§ EXERCISE: Output each entry below as it stands, leaving out every picture.

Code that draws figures

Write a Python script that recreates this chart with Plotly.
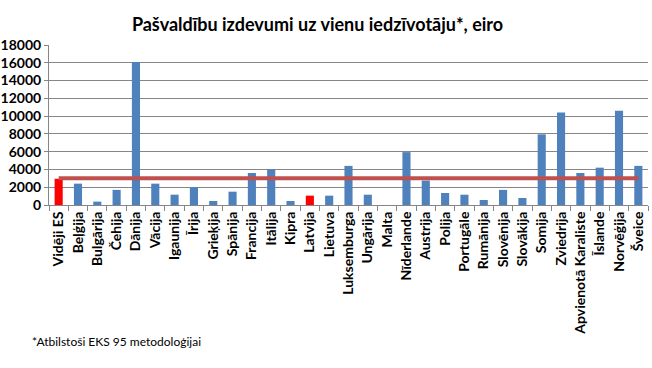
import plotly.graph_objects as go

categories = ["Vidēji ES", "Beļģija", "Bulgārija", "Čehija", "Dānija", "Vācija", "Igaunija",
              "Īrija", "Grieķija", "Spānija", "Francija", "Itālija", "Kipra", "Latvija",
              "Lietuva", "Luksemburga", "Ungārija", "Malta", "Nīderlande", "Austrija",
              "Polija", "Portugāle", "Rumānija", "Slovēnija", "Slovākija", "Somija",
              "Zviedrija", "Apvienotā Karaliste", "Īslande", "Norvēģija", "Šveice"]
values = [2950, 2400, 380, 1700, 16100, 2400, 1160, 2000, 450, 1500, 3600, 4010, 450, 1050,
          1050, 4400, 1160, 0, 5950, 2750, 1350, 1160, 560, 1700, 790, 7950, 10400, 3600,
          4200, 10600, 4400]
eu_average = 3000
highlight = ["Vidēji ES", "Latvija"]
y_ticks = [0, 2000, 4000, 6000, 8000, 10000, 12000, 14000, 16000, 18000]

colors = ["#FF0000" if c in highlight else "#4F81BD" for c in categories]

fig = go.Figure()
fig.add_trace(go.Bar(x=categories, y=values, marker=dict(color=colors, line=dict(width=0)),
                     width=0.42, showlegend=False))
fig.add_trace(go.Scatter(x=[categories[0], categories[-1]], y=[eu_average, eu_average],
                         mode="lines", line=dict(color="#C0504D", width=4), showlegend=False))

fig.update_layout(
    width=652, height=368,
    margin=dict(l=49, r=4, t=45, b=163),
    paper_bgcolor="white", plot_bgcolor="white",
    font=dict(family="Lato, Liberation Sans, sans-serif", color="black"),
    title=dict(text="<b>Pašvaldību izdevumi uz vienu iedzīvotāju*, eiro</b>",
               x=0.487, xanchor="center", y=0.932, yanchor="middle",
               font=dict(size=18, color="black")),
    xaxis=dict(type="category", tickangle=-90, tickfont=dict(size=14, color="black"),
               tickvals=categories, ticktext=[f"<b>{c}</b>" for c in categories],
               showline=True, linecolor="#868686", linewidth=1,
               ticks="outside", tickson="boundaries", ticklen=5, tickcolor="#868686",
               showgrid=False, range=[-0.5, len(categories) - 0.5], automargin=False),
    yaxis=dict(range=[0, 18000], tickvals=y_ticks, ticktext=[f"<b>{v}</b>" for v in y_ticks],
               tickfont=dict(size=14, color="black"),
               showgrid=True, gridcolor="#868686", gridwidth=1,
               showline=True, linecolor="#868686", linewidth=1,
               ticks="outside", ticklen=4, tickcolor="#868686", zeroline=False,
               automargin=False),
)

fig.add_annotation(text="*Atbilstoši EKS 95 metodoloģijai", xref="paper", yref="paper",
                   x=-0.032, y=-0.856, xanchor="left", yanchor="middle", showarrow=False,
                   font=dict(size=12, color="black"))

fig.write_html("out.html", config={"displayModeBar": False},
               post_script="document.body.style.margin='0';document.body.style.overflow='hidden';")
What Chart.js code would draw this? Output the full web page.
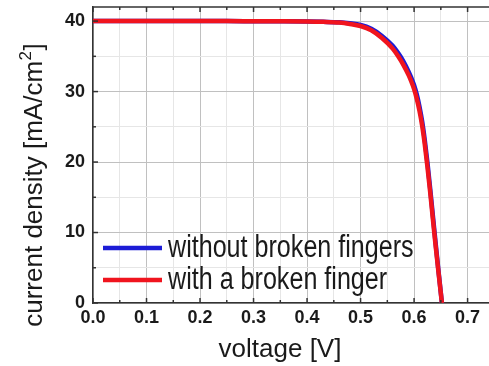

§ THE RESPONSE:
Write a Python script that recreates this chart with Plotly.
import plotly.graph_objects as go

categories = ["Vidēji ES", "Beļģija", "Bulgārija", "Čehija", "Dānija", "Vācija", "Igaunija",
              "Īrija", "Grieķija", "Spānija", "Francija", "Itālija", "Kipra", "Latvija",
              "Lietuva", "Luksemburga", "Ungārija", "Malta", "Nīderlande", "Austrija",
              "Polija", "Portugāle", "Rumānija", "Slovēnija", "Slovākija", "Somija",
              "Zviedrija", "Apvienotā Karaliste", "Īslande", "Norvēģija", "Šveice"]
values = [2950, 2400, 380, 1700, 16100, 2400, 1160, 2000, 450, 1500, 3600, 4010, 450, 1050,
          1050, 4400, 1160, 0, 5950, 2750, 1350, 1160, 560, 1700, 790, 7950, 10400, 3600,
          4200, 10600, 4400]
eu_average = 3000
highlight = ["Vidēji ES", "Latvija"]
y_ticks = [0, 2000, 4000, 6000, 8000, 10000, 12000, 14000, 16000, 18000]

colors = ["#FF0000" if c in highlight else "#4F81BD" for c in categories]

fig = go.Figure()
fig.add_trace(go.Bar(x=categories, y=values, marker=dict(color=colors, line=dict(width=0)),
                     width=0.42, showlegend=False))
fig.add_trace(go.Scatter(x=[categories[0], categories[-1]], y=[eu_average, eu_average],
                         mode="lines", line=dict(color="#C0504D", width=4), showlegend=False))

fig.update_layout(
    width=652, height=368,
    margin=dict(l=49, r=4, t=45, b=163),
    paper_bgcolor="white", plot_bgcolor="white",
    font=dict(family="Lato, Liberation Sans, sans-serif", color="black"),
    title=dict(text="<b>Pašvaldību izdevumi uz vienu iedzīvotāju*, eiro</b>",
               x=0.487, xanchor="center", y=0.932, yanchor="middle",
               font=dict(size=18, color="black")),
    xaxis=dict(type="category", tickangle=-90, tickfont=dict(size=14, color="black"),
               tickvals=categories, ticktext=[f"<b>{c}</b>" for c in categories],
               showline=True, linecolor="#868686", linewidth=1,
               ticks="outside", tickson="boundaries", ticklen=5, tickcolor="#868686",
               showgrid=False, range=[-0.5, len(categories) - 0.5], automargin=False),
    yaxis=dict(range=[0, 18000], tickvals=y_ticks, ticktext=[f"<b>{v}</b>" for v in y_ticks],
               tickfont=dict(size=14, color="black"),
               showgrid=True, gridcolor="#868686", gridwidth=1,
               showline=True, linecolor="#868686", linewidth=1,
               ticks="outside", ticklen=4, tickcolor="#868686", zeroline=False,
               automargin=False),
)

fig.add_annotation(text="*Atbilstoši EKS 95 metodoloģijai", xref="paper", yref="paper",
                   x=-0.032, y=-0.856, xanchor="left", yanchor="middle", showarrow=False,
                   font=dict(size=12, color="black"))

fig.write_html("out.html", config={"displayModeBar": False},
               post_script="document.body.style.margin='0';document.body.style.overflow='hidden';")
What Chart.js code would draw this? Output the full web page.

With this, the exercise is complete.